SUPPLIED DATA
============================================================

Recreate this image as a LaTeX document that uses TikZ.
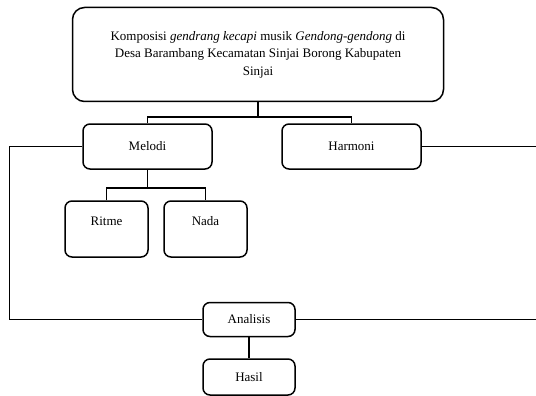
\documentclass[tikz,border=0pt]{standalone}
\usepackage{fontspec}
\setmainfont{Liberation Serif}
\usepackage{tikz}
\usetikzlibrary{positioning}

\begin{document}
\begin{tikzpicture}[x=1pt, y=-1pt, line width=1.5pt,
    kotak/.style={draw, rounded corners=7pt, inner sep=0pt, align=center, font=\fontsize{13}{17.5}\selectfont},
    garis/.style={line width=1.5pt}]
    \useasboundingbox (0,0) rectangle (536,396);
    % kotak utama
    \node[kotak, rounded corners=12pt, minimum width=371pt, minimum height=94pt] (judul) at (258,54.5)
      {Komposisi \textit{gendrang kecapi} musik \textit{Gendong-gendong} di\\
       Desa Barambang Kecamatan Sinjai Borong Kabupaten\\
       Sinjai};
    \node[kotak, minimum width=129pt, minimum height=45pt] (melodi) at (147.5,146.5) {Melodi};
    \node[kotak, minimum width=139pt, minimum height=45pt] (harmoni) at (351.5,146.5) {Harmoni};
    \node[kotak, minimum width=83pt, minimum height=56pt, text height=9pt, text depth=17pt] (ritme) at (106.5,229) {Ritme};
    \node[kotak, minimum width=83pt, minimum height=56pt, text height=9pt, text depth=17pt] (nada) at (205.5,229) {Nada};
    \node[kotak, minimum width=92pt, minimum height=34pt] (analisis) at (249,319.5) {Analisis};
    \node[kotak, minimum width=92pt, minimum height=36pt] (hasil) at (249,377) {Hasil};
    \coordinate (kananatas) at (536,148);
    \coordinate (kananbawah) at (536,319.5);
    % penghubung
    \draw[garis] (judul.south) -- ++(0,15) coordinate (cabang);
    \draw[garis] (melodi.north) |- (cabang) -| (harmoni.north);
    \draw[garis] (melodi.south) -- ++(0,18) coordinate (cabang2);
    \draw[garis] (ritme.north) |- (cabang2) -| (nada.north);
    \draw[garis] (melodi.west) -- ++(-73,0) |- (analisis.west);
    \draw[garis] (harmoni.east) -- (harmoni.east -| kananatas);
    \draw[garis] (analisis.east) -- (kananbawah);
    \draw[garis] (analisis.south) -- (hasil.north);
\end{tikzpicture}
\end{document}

============================================================

Make an exact copy of the data, leaving its pictures out.

OUTPUT BELOW
Recreate this image as a LaTeX document that uses TikZ.
\documentclass[tikz,border=0pt]{standalone}
\usepackage{fontspec}
\setmainfont{Liberation Serif}
\usepackage{tikz}
\usetikzlibrary{positioning}

\begin{document}
\begin{tikzpicture}[x=1pt, y=-1pt, line width=1.5pt,
    kotak/.style={draw, rounded corners=7pt, inner sep=0pt, align=center, font=\fontsize{13}{17.5}\selectfont},
    garis/.style={line width=1.5pt}]
    \useasboundingbox (0,0) rectangle (536,396);
    % kotak utama
    \node[kotak, rounded corners=12pt, minimum width=371pt, minimum height=94pt] (judul) at (258,54.5)
      {Komposisi \textit{gendrang kecapi} musik \textit{Gendong-gendong} di\\
       Desa Barambang Kecamatan Sinjai Borong Kabupaten\\
       Sinjai};
    \node[kotak, minimum width=129pt, minimum height=45pt] (melodi) at (147.5,146.5) {Melodi};
    \node[kotak, minimum width=139pt, minimum height=45pt] (harmoni) at (351.5,146.5) {Harmoni};
    \node[kotak, minimum width=83pt, minimum height=56pt, text height=9pt, text depth=17pt] (ritme) at (106.5,229) {Ritme};
    \node[kotak, minimum width=83pt, minimum height=56pt, text height=9pt, text depth=17pt] (nada) at (205.5,229) {Nada};
    \node[kotak, minimum width=92pt, minimum height=34pt] (analisis) at (249,319.5) {Analisis};
    \node[kotak, minimum width=92pt, minimum height=36pt] (hasil) at (249,377) {Hasil};
    \coordinate (kananatas) at (536,148);
    \coordinate (kananbawah) at (536,319.5);
    % penghubung
    \draw[garis] (judul.south) -- ++(0,15) coordinate (cabang);
    \draw[garis] (melodi.north) |- (cabang) -| (harmoni.north);
    \draw[garis] (melodi.south) -- ++(0,18) coordinate (cabang2);
    \draw[garis] (ritme.north) |- (cabang2) -| (nada.north);
    \draw[garis] (melodi.west) -- ++(-73,0) |- (analisis.west);
    \draw[garis] (harmoni.east) -- (harmoni.east -| kananatas);
    \draw[garis] (analisis.east) -- (kananbawah);
    \draw[garis] (analisis.south) -- (hasil.north);
\end{tikzpicture}
\end{document}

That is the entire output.